Her home lies far away in the interior of Spain, and her parents have travelled to Gibraltar in carts and then in a marvellous thing called a train which made the children shriek with delight when it moved off without horses. Maria and Sebastian were brought up in a hovel with a mud floor, and only one room, shared with the donkey and the goat. They were never taught to obey, or to have their meals at regular hours, or to go to bed at night at a particular time; they ran in when they pleased, clamoured for something to eat or drink, or else fell down on a bundle of rags in the corner and were sound asleep in a moment. They often slept in the heat of the day and were up almost all night listening to a neighbour playing the guitar, or singing and rollicking with other children. Their usual drink was sour red wine made from grapes grown on the neighbouring hillsides after all the best juice had been already pressed out of them. This the peasants bought in immense bottles, swollen out below like little tubs, and cased in wicker-work with handles which made them easy to carry.
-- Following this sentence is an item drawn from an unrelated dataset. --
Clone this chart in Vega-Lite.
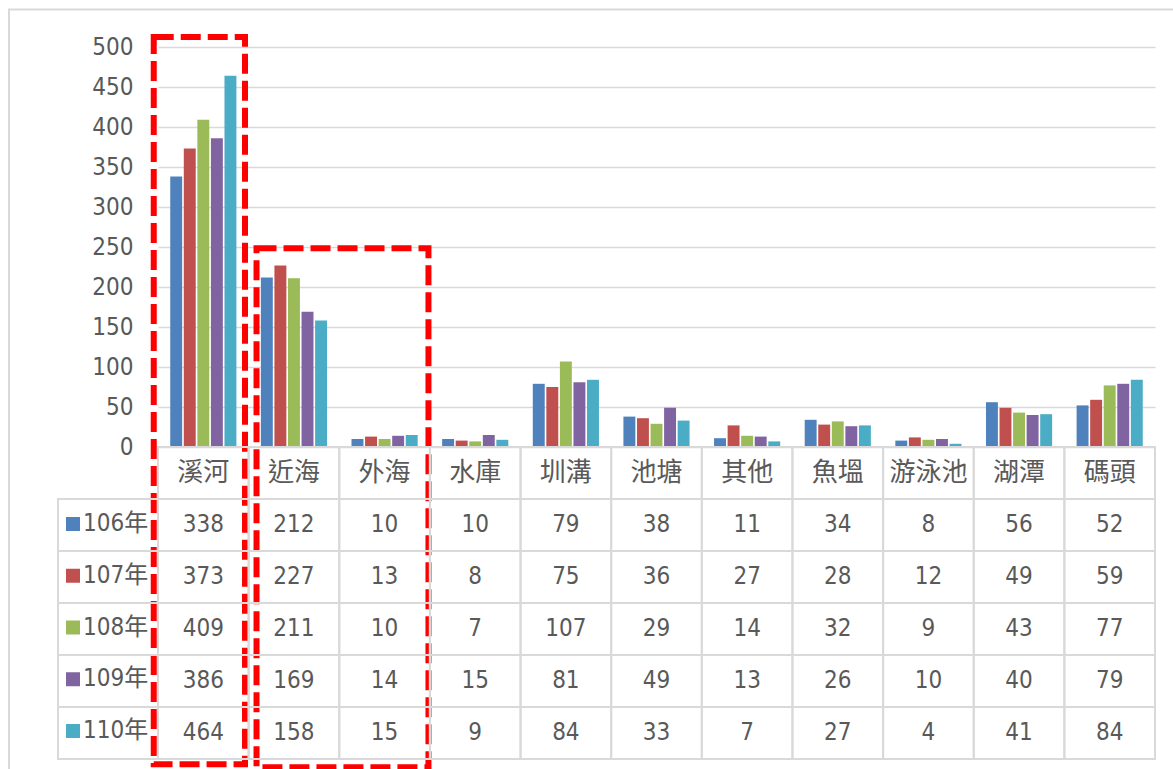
{
  "$schema": "https://vega.github.io/schema/vega-lite/v6.json",
  "padding": {"left": 7, "top": 8, "right": 0, "bottom": 0},
  "background": "white",
  "datasets": {
    "rows": [
      {"category": "溪河", "year": "106年", "value": 338},
      {"category": "溪河", "year": "107年", "value": 373},
      {"category": "溪河", "year": "108年", "value": 409},
      {"category": "溪河", "year": "109年", "value": 386},
      {"category": "溪河", "year": "110年", "value": 464},
      {"category": "近海", "year": "106年", "value": 212},
      {"category": "近海", "year": "107年", "value": 227},
      {"category": "近海", "year": "108年", "value": 211},
      {"category": "近海", "year": "109年", "value": 169},
      {"category": "近海", "year": "110年", "value": 158},
      {"category": "外海", "year": "106年", "value": 10},
      {"category": "外海", "year": "107年", "value": 13},
      {"category": "外海", "year": "108年", "value": 10},
      {"category": "外海", "year": "109年", "value": 14},
      {"category": "外海", "year": "110年", "value": 15},
      {"category": "水庫", "year": "106年", "value": 10},
      {"category": "水庫", "year": "107年", "value": 8},
      {"category": "水庫", "year": "108年", "value": 7},
      {"category": "水庫", "year": "109年", "value": 15},
      {"category": "水庫", "year": "110年", "value": 9},
      {"category": "圳溝", "year": "106年", "value": 79},
      {"category": "圳溝", "year": "107年", "value": 75},
      {"category": "圳溝", "year": "108年", "value": 107},
      {"category": "圳溝", "year": "109年", "value": 81},
      {"category": "圳溝", "year": "110年", "value": 84},
      {"category": "池塘", "year": "106年", "value": 38},
      {"category": "池塘", "year": "107年", "value": 36},
      {"category": "池塘", "year": "108年", "value": 29},
      {"category": "池塘", "year": "109年", "value": 49},
      {"category": "池塘", "year": "110年", "value": 33},
      {"category": "其他", "year": "106年", "value": 11},
      {"category": "其他", "year": "107年", "value": 27},
      {"category": "其他", "year": "108年", "value": 14},
      {"category": "其他", "year": "109年", "value": 13},
      {"category": "其他", "year": "110年", "value": 7},
      {"category": "魚塭", "year": "106年", "value": 34},
      {"category": "魚塭", "year": "107年", "value": 28},
      {"category": "魚塭", "year": "108年", "value": 32},
      {"category": "魚塭", "year": "109年", "value": 26},
      {"category": "魚塭", "year": "110年", "value": 27},
      {"category": "游泳池", "year": "106年", "value": 8},
      {"category": "游泳池", "year": "107年", "value": 12},
      {"category": "游泳池", "year": "108年", "value": 9},
      {"category": "游泳池", "year": "109年", "value": 10},
      {"category": "游泳池", "year": "110年", "value": 4},
      {"category": "湖潭", "year": "106年", "value": 56},
      {"category": "湖潭", "year": "107年", "value": 49},
      {"category": "湖潭", "year": "108年", "value": 43},
      {"category": "湖潭", "year": "109年", "value": 40},
      {"category": "湖潭", "year": "110年", "value": 41},
      {"category": "碼頭", "year": "106年", "value": 52},
      {"category": "碼頭", "year": "107年", "value": 59},
      {"category": "碼頭", "year": "108年", "value": 77},
      {"category": "碼頭", "year": "109年", "value": 79},
      {"category": "碼頭", "year": "110年", "value": 84}
    ]
  },
  "data": {"name": "rows"},
  "columns": 2,
  "spacing": 0,
  "bounds": "flush",
  "concat": [
    {
      "width": 100,
      "height": 400,
      "data": {"values": [{"t": ""}]},
      "mark": {"type": "text"},
      "encoding": {"text": {"field": "t", "type": "nominal"}}
    },
    {
      "width": 997,
      "height": 400,
      "resolve": {"scale": {"x": "independent", "y": "independent"}, "axis": {"y": "independent"}},
      "layer": [
        {
          "mark": {"type": "bar"},
          "encoding": {
            "x": {
              "field": "category",
              "type": "nominal",
              "sort": ["溪河", "近海", "外海", "水庫", "圳溝", "池塘", "其他", "魚塭", "游泳池", "湖潭", "碼頭"],
              "scale": {"domain": ["溪河", "近海", "外海", "水庫", "圳溝", "池塘", "其他", "魚塭", "游泳池", "湖潭", "碼頭"], "paddingInner": 0.27, "paddingOuter": 0.135},
              "axis": null
            },
            "xOffset": {"field": "year", "type": "nominal", "scale": {"paddingInner": 0.12}},
            "y": {
              "field": "value",
              "type": "quantitative",
              "scale": {"domain": [0, 500], "nice": false},
              "axis": {
                "values": [0, 50, 100, 150, 200, 250, 300, 350, 400, 450, 500],
                "tickCount": 20,
                "title": null,
                "domain": false,
                "ticks": false,
                "labelOverlap": false,
                "labelPadding": 25,
                "labelFontSize": 24,
                "labelFont": "DejaVu Sans Condensed, sans-serif",
                "labelColor": "#595959",
                "gridColor": "#d9d9d9",
                "gridWidth": 1.5
              }
            },
            "color": {
              "field": "year",
              "type": "nominal",
              "scale": {"domain": ["106年", "107年", "108年", "109年", "110年"], "range": ["#4f81bd", "#c0504d", "#9bbb59", "#8064a2", "#4bacc6"]},
              "legend": {
                "title": null,
                "orient": "none",
                "legendX": 3,
                "legendY": 465,
                "direction": "vertical",
                "symbolType": "square",
                "symbolSize": 196,
                "symbolStrokeWidth": 0,
                "labelFontSize": 24,
                "labelFont": "DejaVu Sans Condensed, Noto Sans CJK TC, sans-serif",
                "labelColor": "#595959",
                "labelBaseline": "middle",
                "labelOffset": -2,
                "rowPadding": 27.75,
                "padding": 0
              }
            }
          }
        },
        {
          "data": {"values": [{"x0": -1.644, "x1": 11.3, "y0": 547, "y1": -500}]},
          "mark": {"type": "rect", "fillOpacity": 0, "stroke": "#d9d9d9", "strokeWidth": 2, "clip": false},
          "encoding": {
            "x": {"field": "x0", "type": "quantitative", "scale": {"domain": [0, 11], "nice": false, "zero": false}, "axis": null},
            "x2": {"field": "x1"},
            "y": {"field": "y0", "type": "quantitative", "scale": {"domain": [0, 500], "nice": false, "zero": false}, "axis": null},
            "y2": {"field": "y1"}
          }
        },
        {
          "data": {"values": [{"x0": -0.047, "x1": 0.96, "y0": 512.5, "y1": -396.6}, {"x0": 1.087, "x1": 2.984, "y0": 248.4, "y1": -400.4}]},
          "mark": {"type": "rect", "fillOpacity": 0, "stroke": "#ff0000", "strokeWidth": 6, "strokeDash": [20, 7], "clip": false},
          "encoding": {
            "x": {"field": "x0", "type": "quantitative", "scale": {"domain": [0, 11], "nice": false, "zero": false}, "axis": null},
            "x2": {"field": "x1"},
            "y": {"field": "y0", "type": "quantitative", "scale": {"domain": [0, 500], "nice": false, "zero": false}, "axis": null},
            "y2": {"field": "y1"}
          }
        }
      ]
    },
    {
      "width": 100,
      "height": 312,
      "transform": [{"aggregate": [{"op": "count", "as": "n"}], "groupby": ["year"]}],
      "mark": {"type": "rect", "fillOpacity": 0, "stroke": "#d9d9d9", "strokeWidth": 2},
      "encoding": {
        "y": {
          "field": "year",
          "type": "nominal",
          "scale": {"domain": ["header", "106年", "107年", "108年", "109年", "110年"], "paddingInner": 0, "paddingOuter": 0},
          "axis": null
        }
      }
    },
    {
      "width": 997,
      "height": 312,
      "layer": [
        {
          "mark": {"type": "rect", "fillOpacity": 0, "stroke": "#d9d9d9", "strokeWidth": 2},
          "encoding": {
            "x": {
              "field": "category",
              "type": "nominal",
              "scale": {"domain": ["溪河", "近海", "外海", "水庫", "圳溝", "池塘", "其他", "魚塭", "游泳池", "湖潭", "碼頭"], "paddingInner": 0, "paddingOuter": 0},
              "axis": null
            },
            "y": {
              "field": "year",
              "type": "nominal",
              "scale": {"domain": ["header", "106年", "107年", "108年", "109年", "110年"], "paddingInner": 0, "paddingOuter": 0},
              "axis": null
            }
          }
        },
        {
          "transform": [{"aggregate": [{"op": "count", "as": "n"}], "groupby": ["category"]}, {"calculate": "'header'", "as": "row"}],
          "mark": {"type": "rect", "fillOpacity": 0, "stroke": "#d9d9d9", "strokeWidth": 2},
          "encoding": {
            "x": {"field": "category", "type": "nominal"},
            "y": {"field": "row", "type": "nominal"}
          }
        },
        {
          "mark": {"type": "text", "fontSize": 24, "font": "DejaVu Sans Condensed, sans-serif", "color": "#595959", "baseline": "middle"},
          "encoding": {
            "x": {"field": "category", "type": "nominal"},
            "y": {"field": "year", "type": "nominal"},
            "text": {"field": "value", "type": "quantitative"}
          }
        },
        {
          "transform": [{"aggregate": [{"op": "count", "as": "n"}], "groupby": ["category"]}, {"calculate": "'header'", "as": "row"}],
          "mark": {"type": "text", "fontSize": 26, "font": "Noto Sans CJK TC, sans-serif", "color": "#595959", "baseline": "middle"},
          "encoding": {
            "x": {"field": "category", "type": "nominal"},
            "y": {"field": "row", "type": "nominal"},
            "text": {"field": "category", "type": "nominal"}
          }
        }
      ]
    }
  ],
  "config": {
    "view": {"stroke": null},
    "font": "DejaVu Sans Condensed, Noto Sans CJK TC, sans-serif",
    "axis": {"labelOverlap": false},
    "axisY": {"tickCount": 20}
  }
}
In every hovel there was a bottle like this. To match it there was an enormous loaf of dark-coloured bread, made flat and round as a cart-wheel or a small table; bits of this were chopped off as required, and when Sebastian and Maria cried out they were hungry they had a lump of bread and sip of wine given to them, and then they became quite happy again. Sometimes they had olives with their bread, or chestnuts, or a salad made from herbs growing by the roadsides, and they had oranges very often and goat's milk cheese. On high days and festival days they had sometimes very thin hot cabbage soup out of a great black pot that boiled over a few sticks; they dipped their bread into it or supped it up out of large flat wooden spoons, wrinkling their little noses meantime because it was so hot. A grand treat was a purple or crimson pomegranate given by a kindly neighbour.